The overall goal of this chapter is to address the key issues facing development of cognitive agents that interact with a dynamically changing environment. In such an environment, typical reinforcement learning works poorly as the approximated value function changes, thus more extensive training does not translate into more successful operation. The main purpose of this chapter is to introduce a learning strategy that recognizes the environment’s complexity, and captures it in the network of interdependent motivations, goals, and values that the machine learns while interacting with the hostile environment. The method is inspired by human learning, in which the external reward is not the only motivation to succeed, and actions taken are not just to maximize this reward, but lead to a deeper understanding of complex relations between various objects and concepts in the environment.

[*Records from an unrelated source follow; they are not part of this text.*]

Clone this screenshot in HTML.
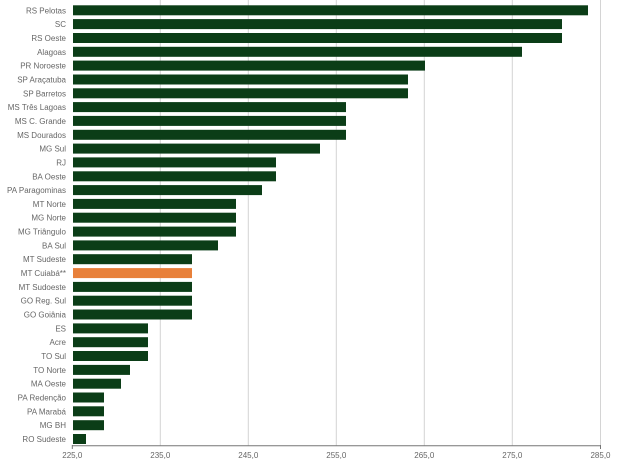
<!DOCTYPE html>
<html><head><meta charset="utf-8"><style>
html,body{margin:0;padding:0;background:#fff;}
svg{display:block;font-family:"Liberation Sans",sans-serif;}
.l{font-size:8px;fill:#666;text-anchor:end;}
.t{font-size:8px;fill:#666;text-anchor:middle;}
</style></head><body>
<svg width="630" height="465" viewBox="0 0 630 465">
<g stroke="#d4d4d4" stroke-width="1">
<line x1="160.3" y1="0" x2="160.3" y2="446"/>
<line x1="248.3" y1="0" x2="248.3" y2="446"/>
<line x1="336.3" y1="0" x2="336.3" y2="446"/>
<line x1="424.3" y1="0" x2="424.3" y2="446"/>
<line x1="512.3" y1="0" x2="512.3" y2="446"/>
<line x1="600.5" y1="0" x2="600.5" y2="446"/>
</g>
<g id="bars"></g>
<line x1="72" y1="445.7" x2="601" y2="445.7" stroke="#777" stroke-width="1"/>
<g stroke="#777"><line x1="72.3" y1="445" x2="72.3" y2="449"/><line x1="600.5" y1="445" x2="600.5" y2="449"/></g>
<g class="t">
<text x="72.3" y="458" class="t">225,0</text>
<text x="160.3" y="458" class="t">235,0</text>
<text x="248.3" y="458" class="t">245,0</text>
<text x="336.3" y="458" class="t">255,0</text>
<text x="424.3" y="458" class="t">265,0</text>
<text x="512.3" y="458" class="t">275,0</text>
<text x="600.5" y="458" class="t">285,0</text>
</g>
<g>
<rect x="73" y="5.3" width="515" height="10" fill="#0b3d17"/><text class="l" x="66" y="13.3">RS Pelotas</text>
<rect x="73" y="19.1" width="489" height="10" fill="#0b3d17"/><text class="l" x="66" y="27.1">SC</text>
<rect x="73" y="33.0" width="489" height="10" fill="#0b3d17"/><text class="l" x="66" y="41.0">RS Oeste</text>
<rect x="73" y="46.8" width="449" height="10" fill="#0b3d17"/><text class="l" x="66" y="54.8">Alagoas</text>
<rect x="73" y="60.6" width="352" height="10" fill="#0b3d17"/><text class="l" x="66" y="68.6">PR Noroeste</text>
<rect x="73" y="74.5" width="335" height="10" fill="#0b3d17"/><text class="l" x="66" y="82.5">SP Araçatuba</text>
<rect x="73" y="88.3" width="335" height="10" fill="#0b3d17"/><text class="l" x="66" y="96.3">SP Barretos</text>
<rect x="73" y="102.1" width="273" height="10" fill="#0b3d17"/><text class="l" x="66" y="110.1">MS Três Lagoas</text>
<rect x="73" y="115.9" width="273" height="10" fill="#0b3d17"/><text class="l" x="66" y="123.9">MS C. Grande</text>
<rect x="73" y="129.8" width="273" height="10" fill="#0b3d17"/><text class="l" x="66" y="137.8">MS Dourados</text>
<rect x="73" y="143.6" width="247" height="10" fill="#0b3d17"/><text class="l" x="66" y="151.6">MG Sul</text>
<rect x="73" y="157.4" width="203" height="10" fill="#0b3d17"/><text class="l" x="66" y="165.4">RJ</text>
<rect x="73" y="171.3" width="203" height="10" fill="#0b3d17"/><text class="l" x="66" y="179.3">BA Oeste</text>
<rect x="73" y="185.1" width="189" height="10" fill="#0b3d17"/><text class="l" x="66" y="193.1">PA Paragominas</text>
<rect x="73" y="198.9" width="163" height="10" fill="#0b3d17"/><text class="l" x="66" y="206.9">MT Norte</text>
<rect x="73" y="212.7" width="163" height="10" fill="#0b3d17"/><text class="l" x="66" y="220.7">MG Norte</text>
<rect x="73" y="226.6" width="163" height="10" fill="#0b3d17"/><text class="l" x="66" y="234.6">MG Triângulo</text>
<rect x="73" y="240.4" width="145" height="10" fill="#0b3d17"/><text class="l" x="66" y="248.4">BA Sul</text>
<rect x="73" y="254.2" width="119" height="10" fill="#0b3d17"/><text class="l" x="66" y="262.2">MT Sudeste</text>
<rect x="73" y="268.1" width="119" height="10" fill="#e8803a"/><text class="l" x="66" y="276.1">MT Cuiabá**</text>
<rect x="73" y="281.9" width="119" height="10" fill="#0b3d17"/><text class="l" x="66" y="289.9">MT Sudoeste</text>
<rect x="73" y="295.7" width="119" height="10" fill="#0b3d17"/><text class="l" x="66" y="303.7">GO Reg. Sul</text>
<rect x="73" y="309.5" width="119" height="10" fill="#0b3d17"/><text class="l" x="66" y="317.5">GO Goiânia</text>
<rect x="73" y="323.4" width="75" height="10" fill="#0b3d17"/><text class="l" x="66" y="331.4">ES</text>
<rect x="73" y="337.2" width="75" height="10" fill="#0b3d17"/><text class="l" x="66" y="345.2">Acre</text>
<rect x="73" y="351.0" width="75" height="10" fill="#0b3d17"/><text class="l" x="66" y="359.0">TO Sul</text>
<rect x="73" y="364.9" width="57" height="10" fill="#0b3d17"/><text class="l" x="66" y="372.9">TO Norte</text>
<rect x="73" y="378.7" width="48" height="10" fill="#0b3d17"/><text class="l" x="66" y="386.7">MA Oeste</text>
<rect x="73" y="392.5" width="31" height="10" fill="#0b3d17"/><text class="l" x="66" y="400.5">PA Redenção</text>
<rect x="73" y="406.3" width="31" height="10" fill="#0b3d17"/><text class="l" x="66" y="414.3">PA Marabá</text>
<rect x="73" y="420.2" width="31" height="10" fill="#0b3d17"/><text class="l" x="66" y="428.2">MG BH</text>
<rect x="73" y="434.0" width="13" height="10" fill="#0b3d17"/><text class="l" x="66" y="442.0">RO Sudeste</text>
</g>
</svg>
</body></html>
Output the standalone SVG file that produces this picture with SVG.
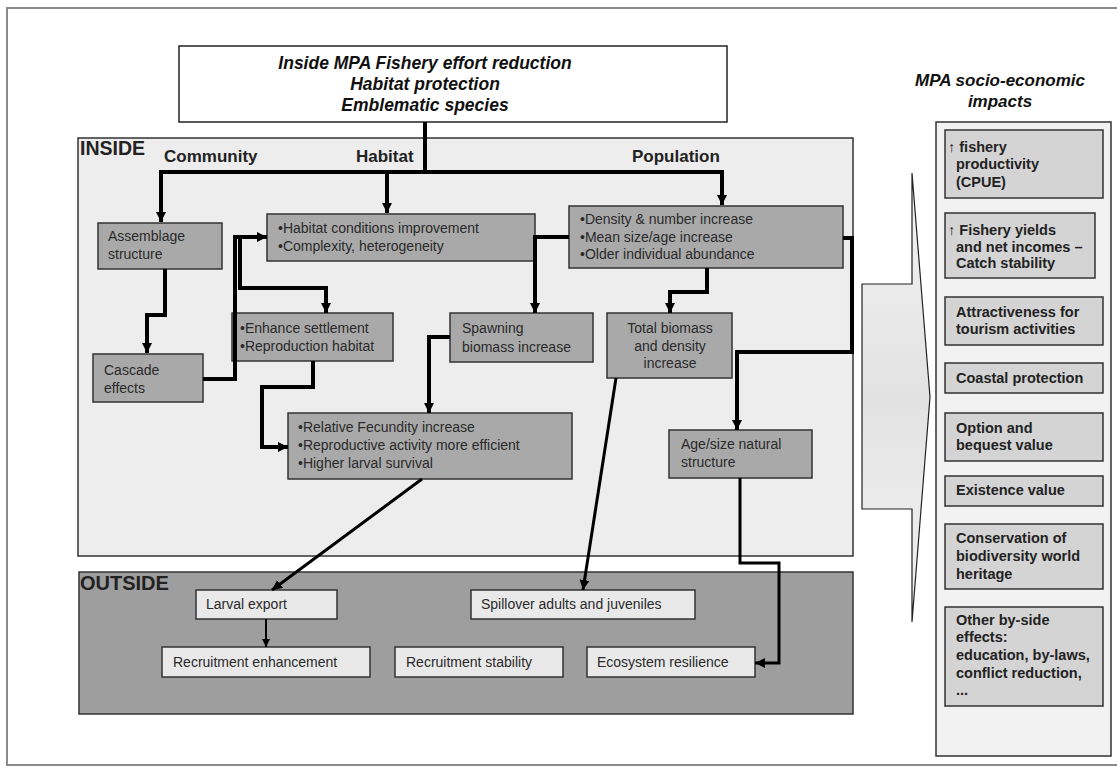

The method described in this chapter is known as motivated learning (ML), where internal motivations, created either by the external reward or other motivations, may dominate over the externally set goals (and rewards). In reinforcement learning, the machine does not always try to maximize its reward and sometimes performs random moves. This abandonment of the optimum policy is a part of its learning strategy. The random moves are used to explore the environment to perhaps improve its value system, but as the learning progresses, the machine follows the optimum policy more often, trying to maximize the total reward received. In motivated learning this abandonment of the optimum policy that maximizes the external reward is deliberate and is driven by the need to satisfy internally set objectives. In the process, the machine learns new perceptions, improves sensory-motor coordination, and discovers complex relations that exist in the environment. By relating its actions to changes they cause in the environment, a ML machine builds complex motivations and a system of internal rewards that help it to operate in this environment.